Fighting broke out along Macedonia's border with Kosovo in February, after ethnic Albanians launched an insurgency saying they were fighting for greater rights. The government says ethnic Albanians were fighting for a state of their own. Under the peace plan, meant to end six months of fighting between the rebels and government troops, Macedonia's parliament must enact sweeping reforms to improve the status of the ethnic Albanian minority.

Additionally, the rebels must turn over their weapons to NATO troops within a strict 30-day window. One of the terms of the agreement, which set the stage for the NATO mission, is the rapid hiring of ethnic Albanians by the national police force, which is overwhelmingly Slav and distrusted, if not hated, by the Albanian minority.

There has been a dispute regarding the number of weapons said to be in possession of the rebels.
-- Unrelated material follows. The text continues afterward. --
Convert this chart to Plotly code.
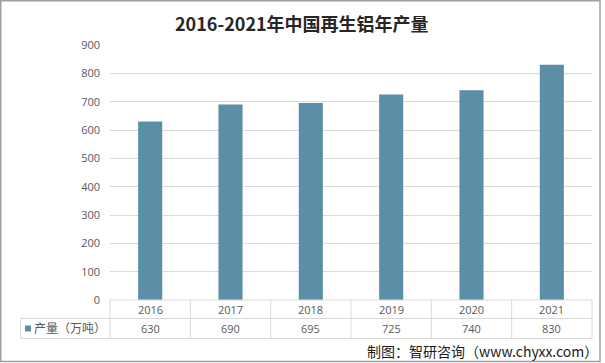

NATO has estimated the number to be around 3,500 and seeks to match and possibly surpass this amount of weaponry. The Macedonian government, on the other hand, estimates the number of weapons to be between 8,000 and 85,000.

Under the agreement, Macedonia's parliament is to ratify constitutional changes expanding the rights of the ethnic Albanian minority as the rebels hand in their arms. The first third of the rebels' weapons are to be handed in by Wednesday, followed by parliamentary action introducing legislation Friday.

NATO troops began gathering guns from guerrillas in Macedonia Monday in spite of the peace mission being overshadowed by the killing of a British soldier. The death of the soldier occurred during an attack on his NATO vehicle by a gang of Macedonian youths.